Em análise matinal distribuída aos clientes, o Bradesco alerta que, além de a arrecadação federal desacelerar, as medidas de recomposição de receitas demoram a se concretizar.

“O ponto de atenção fica com medidas de ganhos de receita, anunciadas pelo Ministério da Fazenda, que demoram para aparecer nos dados da arrecadação. A tributação das exportações de petróleo tem compensado o efeito ainda presente das desonerações do PIS/Cofins sobre combustíveis, mas, por outro lado, o programa de redução de litigiosidade tem gerado ganhos abaixo do estimado inicialmente pelo governo e a exclusão do ICMS da base de créditos do PIS/Cofins ainda não deu sinais de aumento da arrecadação do tributo.

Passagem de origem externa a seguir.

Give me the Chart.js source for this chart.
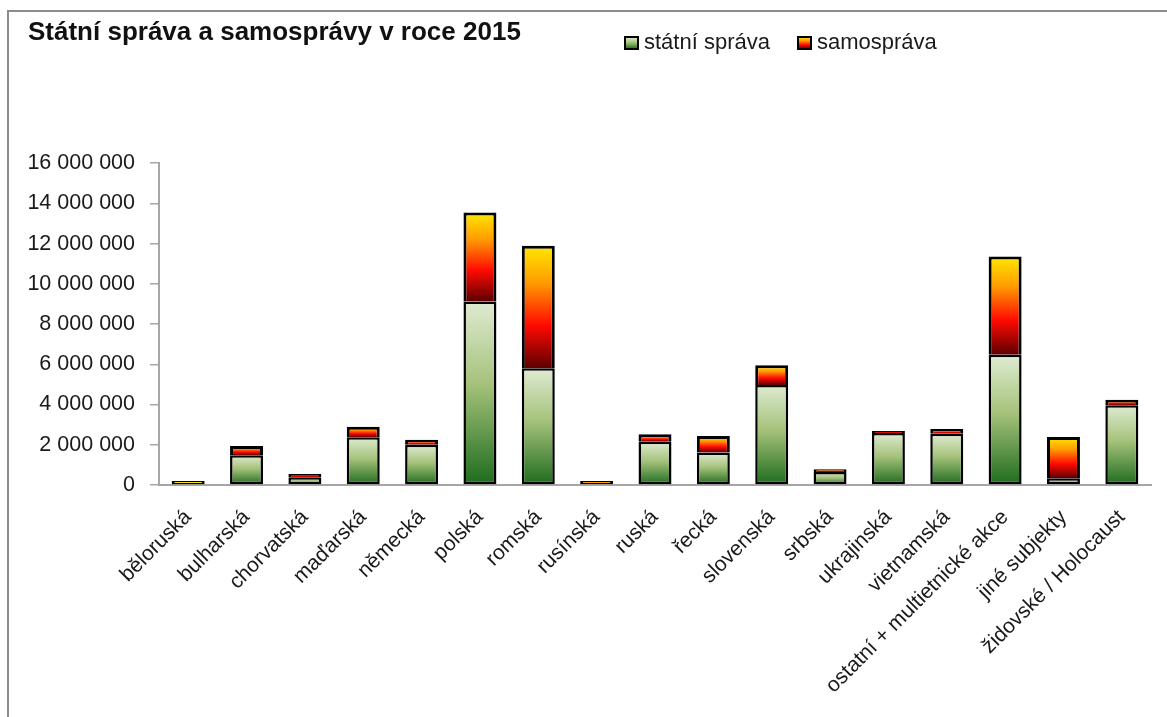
<!DOCTYPE html>
<html>
<head>
<meta charset="utf-8">
<script src="https://cdn.jsdelivr.net/npm/chart.js@4.4.1/dist/chart.umd.min.js"></script>
<style>
  html, body { margin: 0; padding: 0; background: #fff; }
  #wrap { position: relative; width: 1167px; height: 717px; }
  #frame { position: absolute; left: 7px; top: 10px; width: 1170px; height: 720px;
           border-left: 2px solid #8c8c8c; border-top: 2px solid #8c8c8c; pointer-events: none; }
</style>
</head>
<body>
<div id="wrap">
  <canvas id="spravaChart"></canvas>
  <div id="frame"></div>
</div>
<script>
/* data */
const categories = ['běloruská', 'bulharská', 'chorvatská', 'maďarská', 'německá', 'polská', 'romská',
  'rusínská', 'ruská', 'řecká', 'slovenská', 'srbská', 'ukrajinská', 'vietnamská',
  'ostatní + multietnické akce', 'jiné subjekty', 'židovské / Holocaust'];
const statniSprava = [40000, 1480000, 380000, 2370000, 2000000, 9120000, 5800000, 60000, 2150000,
  1610000, 4970000, 650000, 2580000, 2550000, 6470000, 330000, 3970000];
const samosprava = [30000, 460000, 170000, 530000, 250000, 4430000, 6090000, 90000, 370000,
  830000, 980000, 130000, 110000, 240000, 4890000, 2060000, 270000];
const yTicks = [0, 2000000, 4000000, 6000000, 8000000, 10000000, 12000000, 14000000, 16000000];
const seriesNames = ['státní správa', 'samospráva'];

const SANS = "'Liberation Sans', Arial, sans-serif";

function greenStops(g) {
  g.addColorStop(0, '#dfebd2');
  g.addColorStop(0.45, '#a5c27a');
  g.addColorStop(1, '#1d6b1d');
  return g;
}
function orangeStops(g) {
  g.addColorStop(0, '#ffe800');
  g.addColorStop(0.3, '#ff9c00');
  g.addColorStop(0.65, '#ff0a00');
  g.addColorStop(1, '#5c0000');
  return g;
}

function segmentFill(context) {
  const chart = context.chart;
  const ds = context.datasetIndex;
  if (context.type !== 'data' || !chart.chartArea) return ds === 0 ? '#8fb56a' : '#ff6a00';
  const y = chart.scales.y;
  const i = context.dataIndex;
  const base = ds === 0 ? 0 : statniSprava[i];
  const top = base + (ds === 0 ? statniSprava[i] : samosprava[i]);
  const y0 = y.getPixelForValue(base);
  let y1 = y.getPixelForValue(top);
  if (y0 - y1 < 1) y1 = y0 - 1;
  const g = chart.ctx.createLinearGradient(0, y1, 0, y0);
  return ds === 0 ? greenStops(g) : orangeStops(g);
}

function formatNumber(v) {
  return String(v).replace(/\B(?=(\d{3})+(?!\d))/g, ' ');
}

// legend sits on the title line, to the right of it
const sideLegend = {
  id: 'sideLegend',
  afterDraw(chart) {
    const ctx = chart.ctx;
    const items = [
      { x: 625, stops: greenStops },
      { x: 798, stops: orangeStops }
    ];
    ctx.save();
    ctx.font = '22px ' + SANS;
    ctx.textBaseline = 'middle';
    items.forEach((it, k) => {
      const g = ctx.createLinearGradient(0, 37, 0, 49);
      ctx.fillStyle = it.stops(g);
      ctx.fillRect(it.x, 37, 13, 12);
      ctx.lineWidth = 2;
      ctx.strokeStyle = '#000';
      ctx.strokeRect(it.x, 37, 13, 12);
      ctx.fillStyle = '#1a1a1a';
      ctx.fillText(seriesNames[k], it.x + 19, 43);
    });
    ctx.restore();
  }
};

const chartCtx = document.getElementById('spravaChart').getContext('2d');
new Chart(chartCtx, {
  type: 'bar',
  data: {
    labels: categories,
    datasets: [
      {
        label: seriesNames[0],
        data: statniSprava,
        backgroundColor: segmentFill,
        borderColor: '#000',
        borderWidth: 2.5,
        borderSkipped: false,
        minBarLength: 2
      },
      {
        label: seriesNames[1],
        data: samosprava,
        backgroundColor: segmentFill,
        borderColor: '#000',
        borderWidth: 3,
        borderSkipped: 'start',
        minBarLength: 2
      }
    ]
  },
  options: {
    responsive: true,
    maintainAspectRatio: false,
    animation: false,
    layout: { padding: { left: 28, right: 16, top: 0, bottom: 0 } },
    datasets: { bar: { categoryPercentage: 1, barPercentage: 0.565 } },
    scales: {
      x: {
        stacked: true,
        grid: { display: false },
        border: { display: true, color: '#a6a6a6', width: 2 },
        ticks: {
          autoSkip: false,
          minRotation: 45,
          maxRotation: 45,
          padding: 12,
          color: '#1a1a1a',
          font: { family: SANS, size: 21 }
        },
        afterFit(scale) { scale.height = 232; }
      },
      y: {
        stacked: true,
        min: 0,
        max: 16000000,
        afterBuildTicks(scale) { scale.ticks = yTicks.map(v => ({ value: v })); },
        grid: { drawOnChartArea: false, drawTicks: true, tickLength: 9, color: '#a6a6a6', lineWidth: 1.5 },
        border: { display: true, color: '#a6a6a6', width: 2 },
        ticks: {
          padding: 15,
          color: '#1a1a1a',
          font: { family: SANS, size: 21.5 },
          callback: function (value) { return formatNumber(value); }
        },
        afterFit(scale) { scale.width = 131; }
      }
    },
    plugins: {
      legend: { display: false },
      tooltip: { enabled: false },
      title: {
        display: true,
        text: 'Státní správa a samosprávy v roce 2015',
        align: 'start',
        color: '#111',
        font: { family: SANS, size: 26, weight: 'bold', lineHeight: 1.2 },
        padding: { top: 17, bottom: 115 }
      }
    }
  },
  plugins: [sideLegend]
});
</script>
</body>
</html>
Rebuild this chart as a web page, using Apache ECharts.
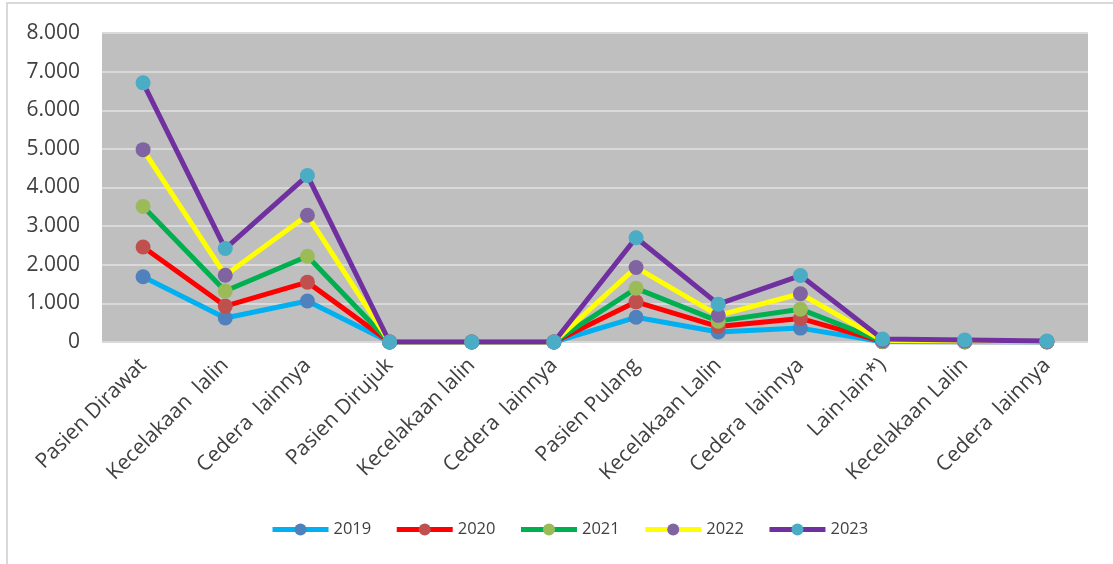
<!DOCTYPE html>
<html>
<head>
<meta charset="utf-8">
<script src="https://cdn.jsdelivr.net/npm/echarts@6/dist/echarts.min.js"></script>
<style>
  html, body { margin: 0; padding: 0; background: #ffffff; }
  #chart { width: 1113px; height: 564px; }
</style>
</head>
<body>
<div id="chart"></div>
<script>
// Patient counts per category, 2019–2023
const categories = [
  'Pasien Dirawat', 'Kecelakaan  lalin', 'Cedera  lainnya',
  'Pasien Dirujuk', 'Kecelakaan lalin', 'Cedera  lainnya',
  'Pasien Pulang', 'Kecelakaan Lalin', 'Cedera  lainnya',
  'Lain-lain*)', 'Kecelakaan Lalin', 'Cedera  lainnya'
];
const years = ['2019', '2020', '2021', '2022', '2023'];

const values2019 = [1690, 620, 1060, 0, 0, 0, 640, 260, 360, 5, 3, 2];
const values2020 = [2460, 930, 1550, 0, 0, 0, 1040, 400, 610, 10, 6, 4];
const values2021 = [3510, 1320, 2220, 0, 0, 0, 1390, 540, 850, 15, 10, 5];
const values2022 = [4980, 1730, 3280, 0, 0, 0, 1930, 690, 1250, 35, 25, 12];
const values2023 = [6710, 2420, 4310, 0, 0, 0, 2700, 980, 1720, 75, 55, 25];

const seriesValues = [values2019, values2020, values2021, values2022, values2023];
const lineColors = ['#00B0F0', '#FF0000', '#00B050', '#FFFF00', '#7030A0'];
const markerColors = ['#4F81BD', '#C0504D', '#9BBB59', '#8064A2', '#4BACC6'];

const yTicks = { min: 0, max: 8000, interval: 1000 };

const fontFamily = '"Open Sans", "Noto Sans", sans-serif';
const textColor = '#404040';

const chart = echarts.init(document.getElementById('chart'), null, { renderer: 'canvas' });

const series = years.map((name, i) => ({
  name,
  type: 'line',
  data: seriesValues[i],
  symbol: 'circle',
  symbolSize: 15,
  showSymbol: true,
  lineStyle: { color: lineColors[i], width: 5 },
  itemStyle: { color: markerColors[i] },
  emphasis: { disabled: true },
  animation: false
}));

chart.setOption({
  backgroundColor: '#ffffff',
  animation: false,
  graphic: [{
    type: 'rect',
    shape: { x: 7, y: 3, width: 1300, height: 800 },
    style: { fill: 'none', stroke: '#D9D9D9', lineWidth: 2 },
    silent: true,
    z: -10
  }],
  grid: {
    left: 102, right: 25, top: 33, bottom: 222,
    show: true, backgroundColor: '#BFBFBF', borderWidth: 0
  },
  legend: {
    data: years,
    left: 270, top: 521, padding: 0,
    itemWidth: 56, itemHeight: 15, itemGap: 23,
    lineStyle: { width: 5 },
    textStyle: { fontFamily, fontSize: 16.5, color: textColor }
  },
  xAxis: {
    type: 'category',
    data: categories,
    boundaryGap: true,
    axisLine: { show: false },
    axisTick: { show: false },
    axisLabel: {
      interval: 0, rotate: 45, margin: 20,
      fontFamily, fontSize: 21, color: textColor
    },
    splitLine: { show: false }
  },
  yAxis: {
    type: 'value',
    min: yTicks.min, max: yTicks.max, interval: yTicks.interval,
    axisLine: { show: false },
    axisTick: { show: false },
    axisLabel: {
      margin: 22, fontFamily, fontSize: 21, color: textColor,
      formatter: v => String(v).replace(/\B(?=(\d{3})+(?!\d))/g, '.')
    },
    splitLine: { lineStyle: { color: '#D9D9D9', width: 2 } }
  },
  series
});
</script>
</body>
</html>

Nossa expectativa é de um déficit primário de 1% em 2023, dependente da concretização de algumas das medidas anunciadas”, estima o banco.

O que está em jogo no arcabouço?

Do ponto de vista macroeconômico, a finalização do novo arcabouço fiscal foi só o primeiro passo na dura missão de entregar um déficit primário zerado em 2024, como estipulou o ministro da Fazenda, Fernando Haddad.

Nas contas do BTG Pactual (do mesmo grupo controlador da EXAME), além das medidas já aprovadas, como a reoneração de combustíveis, nova regra de preço de transferência e a exclusão do ICMS dos créditos do Pis/Cofins, o governo ainda precisará de outros R$ 130 bilhões (1,2% do PIB) para alcançar a banda inferior da meta para o resultado primário.

O banco estima que o potencial de arrecadação com as novas medidas em estudo — como a tributação de apostas online, fundos offshore e fundos exclusivos, e o projeto do Carf — seja de R$ 25 bilhões (veja a tabela abaixo). "Aquém dos R$130 bilhões necessários para alcançar a banda inferior da meta de primário para o próximo ano", diz o relatório.

Desafio fiscal significativo

O economista-chefe do Banco BMG, Flávio Serrano, estima um déficit de R$ 110 bilhões do governo central em 2023 e de R$ 80 bilhões em 2024. Segundo ele, o arcabouço aprovado pelo Congresso não garante a estabilização da dívida pública no curto prazo. Além disso, as despesas do governo crescem em um ambiente com queda da arrecadação e um menor nível de receitas extraordinárias.

“Para frente, os modelos fiscais demandam crescimento. A gente precisa avançar em uma agenda reformista e de aumento de produtividade. A economia brasileira cresce pouco, os gastos públicos cresceram muito nos últimos 15 anos e está mais difícil gerar resultados primários”, afirma.

Segundo Serrano, a estabilização da dívida pública deve chegar apenas em 2029 ou 2030. Entretanto, isso só ocorrerá se o Brasil voltar a crescer.  “Sem crescimento qualquer conta fiscal fica em xeque. Boa parte das receitas depende de crescimento.”

Front político incerto

O sucesso do novo arcabouço fiscal depende prioritariamente do Congresso Nacional. Deputados e senadores votarão as medidas necessárias para que o governo aumente as receitas para cumprir as metas primárias. Entretanto, o presidente da Câmara, Arthur Lira (PP-AL), já mandou recados ao Planalto de que o compromisso inicial firmado foi cumprido com a aprovação da âncora que pretende estabilizar o crescimento da dívida pública.

A avaliação de auxiliares próximos a Lira é a de que o governo montou uma equipe ministerial que entrega apenas 150 votos. Por outro lado, os partidos do Centrão, que garantiram 379 votos na primeira votação do arcabouço, não estão contemplados na Esplanada.

"O presidente Lula não fez a reforma ministerial até o momento porque quer a garantia de votos. O União Brasil, por exemplo, tinha três pastas e não entregava votos. A negociação é intensa e o presidente Lula sabe que precisa do Centrão para que seu governo tenha êxito", afirma um técnico do Ministério da Fazenda.